Le 18 septembre 1980, à Damascus, dans l’Arkansas, sur une base de l’Armée de l’air abritant le missile nucléaire Titan II, le plus potentiellement meurtrier de l’arsenal américain, deux hommes sont chargés de rechercher la cause d’une légère baisse de pression dans le silo de l’ogive. Après une journée de travail de près de douze heures, l’un de ces jeunes soldats, Dave Powell, commet une erreur de procédure pour pénétrer dans l’habitacle ultrasécurisé où dort le monstre. Une douille chute et endommage l’un des réservoirs du missile, dont le combustible se met à fuir en abondance. L’explosion est inévitable à court terme, et la panique gagne peu à peu l’état-major : si les dispositifs de sécurité ne fonctionnent pas, une charge nucléaire trois fois plus puissante que l’ensemble des bombes larguées durant la Seconde Guerre mondiale, y compris celles qui ont anéanti Hiroshima et Nagasaki, va s’écraser quelque part sur le sol américain, causant des millions de morts. L’angoisse est d’autant plus forte que le Titan II, vétuste, aurait déjà dû être démantelé, si Jimmy Carter n’y avait pas vu une monnaie d’échange dans le cadre des négociations de désarmement nucléaire entamées avec son homologue soviétique Leonid Brejnev. Dans la perspective de l’élection présidentielle de 1981, les démocrates sont d’ailleurs réunis à Hot Springs, à quelques dizaines de kilomètres de la base, à l’invitation du fringant jeune gouverneur de l’État, Bill Clinton.
Longue nuit
Avant d’adapter lui-même à l’écran son best-seller Command and Control: Nuclear Weapons, the Damascus Accident, and the Illusion of Safety (2013), l’écrivain et journaliste d’investigation Eric Schlosser avait déjà fait équipe avec le réalisateur Robert Kenner pour le très remarqué Food, Inc., sur les multinationales américaines de la malbouffe. Ils nous font vivre cette fois, heure par heure, la longue nuit du 18 au 19 septembre 1980, au plus près de ceux des principaux acteurs de l’accident qui ont eu la chance de lui survivre. Parmi eux, Dave Powell, le jeune chargé de maintenance, qui écopera d’un blâme et dont le témoignage est particulièrement émouvant ; Bob Peurifoy, alors à la tête des recherches sur l’armement nucléaire ; ou encore Harold Brown, ex-secrétaire à la Défense. Alternant images d’archives et sobres reconstitutions avec leurs récits face caméra, le film met en évidence l’héroïsme des “petites mains“ de la base, qui n’hésitent pas à outrepasser les ordres d’un commandement totalement dépassé pour tenter d’empêcher la catastrophe, puis de sauver leurs frères d’armes, une fois l’explosion survenue.
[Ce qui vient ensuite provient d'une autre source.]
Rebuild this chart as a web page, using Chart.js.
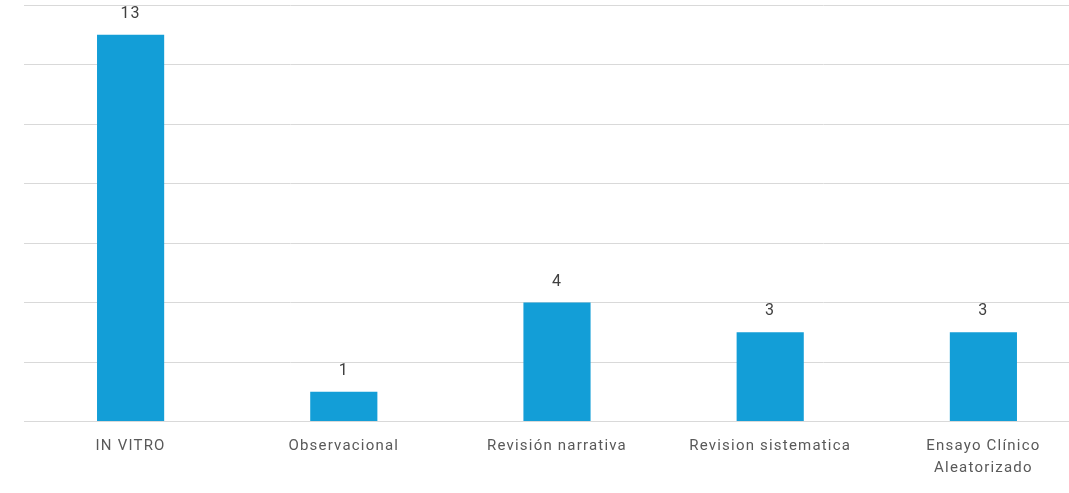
<!DOCTYPE html>
<html>
<head>
<meta charset="utf-8">
<script src="https://cdn.jsdelivr.net/npm/chart.js@4/dist/chart.umd.min.js"></script>
<style>
  html, body { margin: 0; padding: 0; background: #ffffff; overflow: hidden; }
  #wrap { position: relative; width: 1090px; height: 493px; }
</style>
</head>
<body>
<div id="wrap"><canvas id="c"></canvas></div>
<script>
// Study types and number of articles per type
const categories = ['IN VITRO', 'Observacional', 'Revisión narrativa', 'Revision sistematica', ['Ensayo Clínico', 'Aleatorizado']];
const counts = [13, 1, 4, 3, 3];
const yTicks = [0, 2, 4, 6, 8, 10, 12, 14];

const SPACING = '1.2px';

// Keeps the slightly tracked-out lettering for every text draw and measurement
const tracking = {
  id: 'tracking',
  beforeLayout(chart) { chart.ctx.letterSpacing = SPACING; },
  beforeDraw(chart) { chart.ctx.letterSpacing = SPACING; }
};

// Draws each bar's value centred above it
const valueLabels = {
  id: 'valueLabels',
  afterDatasetsDraw(chart) {
    const ctx = chart.ctx;
    const meta = chart.getDatasetMeta(0);
    ctx.save();
    ctx.letterSpacing = SPACING;
    ctx.font = '16px Roboto';
    ctx.fillStyle = '#404040';
    ctx.textAlign = 'center';
    ctx.textBaseline = 'bottom';
    meta.data.forEach((bar, i) => {
      ctx.fillText(String(chart.data.datasets[0].data[i]), bar.x, bar.y - 13);
    });
    ctx.restore();
  }
};

new Chart(document.getElementById('c'), {
  type: 'bar',
  data: {
    labels: categories,
    datasets: [{
      data: counts,
      backgroundColor: '#139ED7',
      borderWidth: 0,
      barPercentage: 0.315,
      categoryPercentage: 1
    }]
  },
  options: {
    responsive: true,
    maintainAspectRatio: false,
    animation: false,
    layout: { padding: { left: 24, right: 0, top: 5, bottom: 0 } },
    plugins: { legend: { display: false }, tooltip: { enabled: false } },
    scales: {
      x: {
        grid: { display: false, drawTicks: false },
        border: { display: true, color: '#d9d9d9', width: 1 },
        ticks: {
          color: '#595959',
          font: { family: 'Roboto', size: 15, lineHeight: 1.45 },
          padding: 14,
          maxRotation: 0,
          autoSkip: false
        }
      },
      y: {
        min: 0,
        max: 14,
        afterBuildTicks(axis) { axis.ticks = yTicks.map(v => ({ value: v })); },
        grid: { color: '#d9d9d9', drawTicks: false },
        border: { display: false },
        ticks: { display: false }
      }
    }
  },
  plugins: [tracking, valueLabels]
});
</script>
</body>
</html>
Il souligne aussi l’aveuglement de l’armée et de l’appareil d’État, tout juste capables de décréter le secret absolu, avant d’enterrer le rapport sur les faits. Le Titan II sera miraculeusement retrouvé, au matin, dans un champ tout proche, avec sa charge meurtrière intacte. Plus de trente ans après, la déclassification des archives militaires révélera que plus de mille autres accidents s’étaient produits dans l’arsenal nucléaire américain, tous attribués à des “erreurs humaines“.